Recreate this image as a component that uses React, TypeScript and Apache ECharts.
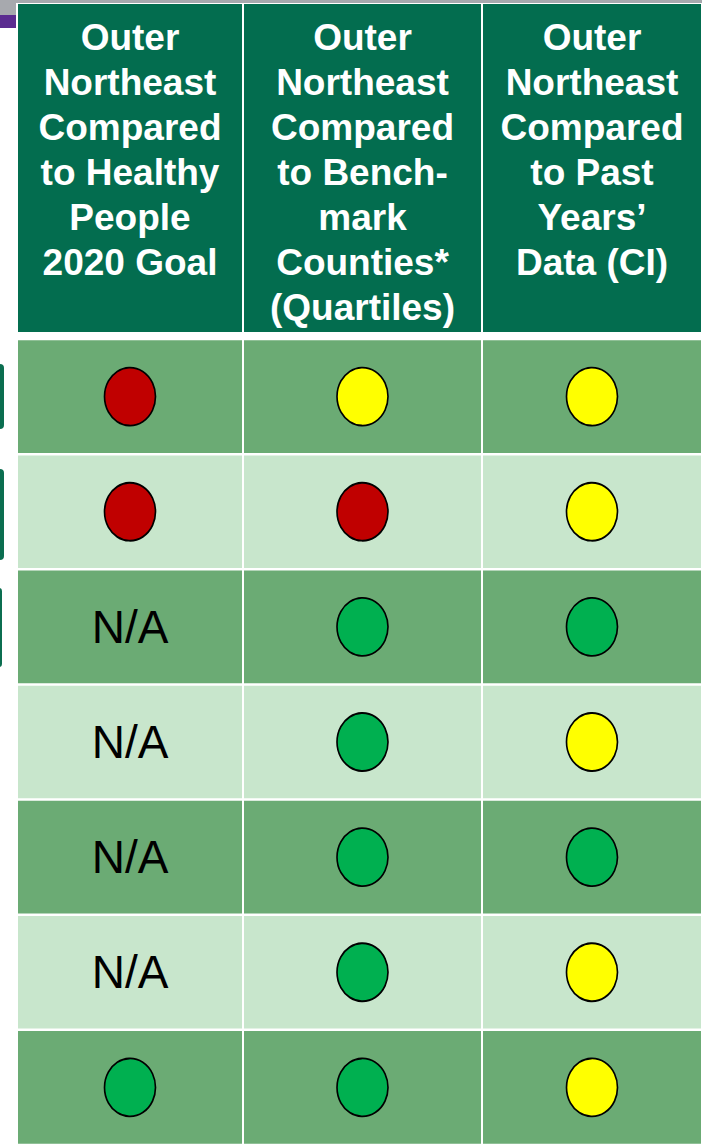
import React, { useEffect, useRef } from "react";
import * as echarts from "echarts";

// ---- data ----
const columnHeaders = [
  "Outer\nNortheast\nCompared\nto Healthy\nPeople\n2020 Goal",
  "Outer\nNortheast\nCompared\nto Bench-\nmark\nCounties*\n(Quartiles)",
  "Outer\nNortheast\nCompared\nto Past\nYears’\nData (CI)",
];
const rowIds = ["r1", "r2", "r3", "r4", "r5", "r6", "r7"];
const healthyPeopleGoal = ["red", "red", "N/A", "N/A", "N/A", "N/A", "green"];
const benchmarkCounties = ["yellow", "red", "green", "green", "green", "green", "green"];
const pastYearsData = ["yellow", "yellow", "green", "yellow", "green", "yellow", "yellow"];
const columnStatus = [healthyPeopleGoal, benchmarkCounties, pastYearsData];

// ---- styles ----
const STATUS_COLORS: Record<string, string> = {
  red: "#C00000",
  yellow: "#FFFF00",
  green: "#00B050",
};
const HEADER_BG = "#036D4F";
const ROW_DARK = "#6BAB74";
const ROW_LIGHT = "#C8E6CC";
const FONT = '"Liberation Sans", Arial, sans-serif';

const colLeft = [17, 243, 482];
const colWidth = [226, 239, 222];

export default function App() {
  const ref = useRef<HTMLDivElement>(null);

  useEffect(() => {
    if (!ref.current) return;
    const chart = echarts.init(ref.current, undefined, { renderer: "svg" });

    const grids: any[] = [];
    const xAxes: any[] = [];
    const yAxes: any[] = [];
    const series: any[] = [];

    // header grids 0..2
    for (let i = 0; i < 3; i++) {
      grids.push({ left: colLeft[i], width: colWidth[i], top: 3, height: 330 });
      xAxes.push({ type: "category", gridIndex: i, data: ["c"], show: false });
      yAxes.push({ type: "category", gridIndex: i, data: ["h"], show: false });
    }
    // body grids 3..5
    for (let i = 0; i < 3; i++) {
      grids.push({ left: colLeft[i], width: colWidth[i], top: 339, height: 808 });
      xAxes.push({ type: "category", gridIndex: 3 + i, data: ["c"], show: false });
      yAxes.push({
        type: "category",
        gridIndex: 3 + i,
        data: rowIds,
        inverse: true,
        show: false,
      });
    }

    for (let i = 0; i < 3; i++) {
      const text = columnHeaders[i];
      series.push({
        type: "custom",
        xAxisIndex: i,
        yAxisIndex: i,
        silent: true,
        data: [[0, 0]],
        renderItem: (_p: any, api: any) => {
          const c = api.coord([api.value(0), api.value(1)]);
          const s = api.size([1, 1]);
          const x0 = c[0] - s[0] / 2;
          const y0 = c[1] - s[1] / 2;
          return {
            type: "group",
            children: [
              {
                type: "rect",
                shape: { x: x0 + 1, y: y0 + 1, width: s[0] - 2, height: s[1] - 2 },
                style: { fill: HEADER_BG },
              },
              {
                type: "text",
                style: {
                  text,
                  x: c[0],
                  y: y0 + 11.5,
                  align: "center",
                  verticalAlign: "top",
                  fill: "#ffffff",
                  fontSize: 37,
                  fontWeight: "bold",
                  fontFamily: FONT,
                  lineHeight: 45,
                },
              },
            ],
          };
        },
      });

      // cell backgrounds
      series.push({
        type: "custom",
        xAxisIndex: 3 + i,
        yAxisIndex: 3 + i,
        silent: true,
        data: rowIds.map((_r, r) => [0, r]),
        renderItem: (_p: any, api: any) => {
          const r = api.value(1);
          const c = api.coord([api.value(0), r]);
          const s = api.size([1, 1]);
          return {
            type: "rect",
            shape: {
              x: c[0] - s[0] / 2 + 1,
              y: c[1] - s[1] / 2 + 1.25,
              width: s[0] - 2,
              height: s[1] - 2.5,
            },
            style: { fill: r % 2 === 0 ? ROW_DARK : ROW_LIGHT },
          };
        },
      });

      const statuses = columnStatus[i];
      // status circles
      series.push({
        type: "scatter",
        xAxisIndex: 3 + i,
        yAxisIndex: 3 + i,
        symbol: "circle",
        symbolSize: [51, 58],
        silent: true,
        itemStyle: { opacity: 1 },
        data: statuses
          .map((st, r) => ({ st, r }))
          .filter((d) => d.st !== "N/A")
          .map((d) => ({
            value: [0, d.r],
            itemStyle: {
              color: STATUS_COLORS[d.st],
              borderColor: "#000000",
              borderWidth: 1.75,
              opacity: 1,
            },
          })),
      });
      // N/A labels
      series.push({
        type: "scatter",
        xAxisIndex: 3 + i,
        yAxisIndex: 3 + i,
        symbolSize: 1,
        silent: true,
        itemStyle: { color: "rgba(0,0,0,0)", opacity: 1 },
        label: {
          show: true,
          position: "inside",
          formatter: "N/A",
          color: "#000000",
          fontSize: 46,
          fontFamily: FONT,
          textBorderWidth: 0,
        },
        data: statuses
          .map((st, r) => ({ st, r }))
          .filter((d) => d.st === "N/A")
          .map((d) => [0, d.r]),
      });
    }

    chart.setOption({
      animation: false,
      backgroundColor: "#ffffff",
      grid: grids,
      xAxis: xAxes,
      yAxis: yAxes,
      series,
      graphic: [
        { type: "rect", shape: { x: 0, y: 0, width: 702, height: 3 }, style: { fill: "#A7A9AE" } },
        { type: "rect", shape: { x: 0, y: 0, width: 16, height: 15 }, style: { fill: "#A7A9AE" } },
        { type: "rect", shape: { x: 0, y: 15, width: 16, height: 13 }, style: { fill: "#5B2C90" } },
        { type: "rect", shape: { x: -10, y: 364, width: 14, height: 65, r: 4 }, style: { fill: "#0B6E50" } },
        { type: "rect", shape: { x: -10, y: 469, width: 14, height: 91, r: 4 }, style: { fill: "#0B6E50" } },
        { type: "rect", shape: { x: -10, y: 588, width: 12, height: 79, r: 3 }, style: { fill: "#0B6E50" } },
      ],
    });

    return () => chart.dispose();
  }, []);

  return (
    <div
      ref={ref}
      style={{ position: "absolute", left: 0, top: 0, width: 702, height: 1145 }}
    />
  );
}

-=-=-=-=-

(REQUIRED WORK): Write the listing above out again exactly, dropping each image.

(REPLY TO THE TASK):
Recreate this image as a component that uses React, TypeScript and Apache ECharts.
import React, { useEffect, useRef } from "react";
import * as echarts from "echarts";

// ---- data ----
const columnHeaders = [
  "Outer\nNortheast\nCompared\nto Healthy\nPeople\n2020 Goal",
  "Outer\nNortheast\nCompared\nto Bench-\nmark\nCounties*\n(Quartiles)",
  "Outer\nNortheast\nCompared\nto Past\nYears’\nData (CI)",
];
const rowIds = ["r1", "r2", "r3", "r4", "r5", "r6", "r7"];
const healthyPeopleGoal = ["red", "red", "N/A", "N/A", "N/A", "N/A", "green"];
const benchmarkCounties = ["yellow", "red", "green", "green", "green", "green", "green"];
const pastYearsData = ["yellow", "yellow", "green", "yellow", "green", "yellow", "yellow"];
const columnStatus = [healthyPeopleGoal, benchmarkCounties, pastYearsData];

// ---- styles ----
const STATUS_COLORS: Record<string, string> = {
  red: "#C00000",
  yellow: "#FFFF00",
  green: "#00B050",
};
const HEADER_BG = "#036D4F";
const ROW_DARK = "#6BAB74";
const ROW_LIGHT = "#C8E6CC";
const FONT = '"Liberation Sans", Arial, sans-serif';

const colLeft = [17, 243, 482];
const colWidth = [226, 239, 222];

export default function App() {
  const ref = useRef<HTMLDivElement>(null);

  useEffect(() => {
    if (!ref.current) return;
    const chart = echarts.init(ref.current, undefined, { renderer: "svg" });

    const grids: any[] = [];
    const xAxes: any[] = [];
    const yAxes: any[] = [];
    const series: any[] = [];

    // header grids 0..2
    for (let i = 0; i < 3; i++) {
      grids.push({ left: colLeft[i], width: colWidth[i], top: 3, height: 330 });
      xAxes.push({ type: "category", gridIndex: i, data: ["c"], show: false });
      yAxes.push({ type: "category", gridIndex: i, data: ["h"], show: false });
    }
    // body grids 3..5
    for (let i = 0; i < 3; i++) {
      grids.push({ left: colLeft[i], width: colWidth[i], top: 339, height: 808 });
      xAxes.push({ type: "category", gridIndex: 3 + i, data: ["c"], show: false });
      yAxes.push({
        type: "category",
        gridIndex: 3 + i,
        data: rowIds,
        inverse: true,
        show: false,
      });
    }

    for (let i = 0; i < 3; i++) {
      const text = columnHeaders[i];
      series.push({
        type: "custom",
        xAxisIndex: i,
        yAxisIndex: i,
        silent: true,
        data: [[0, 0]],
        renderItem: (_p: any, api: any) => {
          const c = api.coord([api.value(0), api.value(1)]);
          const s = api.size([1, 1]);
          const x0 = c[0] - s[0] / 2;
          const y0 = c[1] - s[1] / 2;
          return {
            type: "group",
            children: [
              {
                type: "rect",
                shape: { x: x0 + 1, y: y0 + 1, width: s[0] - 2, height: s[1] - 2 },
                style: { fill: HEADER_BG },
              },
              {
                type: "text",
                style: {
                  text,
                  x: c[0],
                  y: y0 + 11.5,
                  align: "center",
                  verticalAlign: "top",
                  fill: "#ffffff",
                  fontSize: 37,
                  fontWeight: "bold",
                  fontFamily: FONT,
                  lineHeight: 45,
                },
              },
            ],
          };
        },
      });

      // cell backgrounds
      series.push({
        type: "custom",
        xAxisIndex: 3 + i,
        yAxisIndex: 3 + i,
        silent: true,
        data: rowIds.map((_r, r) => [0, r]),
        renderItem: (_p: any, api: any) => {
          const r = api.value(1);
          const c = api.coord([api.value(0), r]);
          const s = api.size([1, 1]);
          return {
            type: "rect",
            shape: {
              x: c[0] - s[0] / 2 + 1,
              y: c[1] - s[1] / 2 + 1.25,
              width: s[0] - 2,
              height: s[1] - 2.5,
            },
            style: { fill: r % 2 === 0 ? ROW_DARK : ROW_LIGHT },
          };
        },
      });

      const statuses = columnStatus[i];
      // status circles
      series.push({
        type: "scatter",
        xAxisIndex: 3 + i,
        yAxisIndex: 3 + i,
        symbol: "circle",
        symbolSize: [51, 58],
        silent: true,
        itemStyle: { opacity: 1 },
        data: statuses
          .map((st, r) => ({ st, r }))
          .filter((d) => d.st !== "N/A")
          .map((d) => ({
            value: [0, d.r],
            itemStyle: {
              color: STATUS_COLORS[d.st],
              borderColor: "#000000",
              borderWidth: 1.75,
              opacity: 1,
            },
          })),
      });
      // N/A labels
      series.push({
        type: "scatter",
        xAxisIndex: 3 + i,
        yAxisIndex: 3 + i,
        symbolSize: 1,
        silent: true,
        itemStyle: { color: "rgba(0,0,0,0)", opacity: 1 },
        label: {
          show: true,
          position: "inside",
          formatter: "N/A",
          color: "#000000",
          fontSize: 46,
          fontFamily: FONT,
          textBorderWidth: 0,
        },
        data: statuses
          .map((st, r) => ({ st, r }))
          .filter((d) => d.st === "N/A")
          .map((d) => [0, d.r]),
      });
    }

    chart.setOption({
      animation: false,
      backgroundColor: "#ffffff",
      grid: grids,
      xAxis: xAxes,
      yAxis: yAxes,
      series,
      graphic: [
        { type: "rect", shape: { x: 0, y: 0, width: 702, height: 3 }, style: { fill: "#A7A9AE" } },
        { type: "rect", shape: { x: 0, y: 0, width: 16, height: 15 }, style: { fill: "#A7A9AE" } },
        { type: "rect", shape: { x: 0, y: 15, width: 16, height: 13 }, style: { fill: "#5B2C90" } },
        { type: "rect", shape: { x: -10, y: 364, width: 14, height: 65, r: 4 }, style: { fill: "#0B6E50" } },
        { type: "rect", shape: { x: -10, y: 469, width: 14, height: 91, r: 4 }, style: { fill: "#0B6E50" } },
        { type: "rect", shape: { x: -10, y: 588, width: 12, height: 79, r: 3 }, style: { fill: "#0B6E50" } },
      ],
    });

    return () => chart.dispose();
  }, []);

  return (
    <div
      ref={ref}
      style={{ position: "absolute", left: 0, top: 0, width: 702, height: 1145 }}
    />
  );
}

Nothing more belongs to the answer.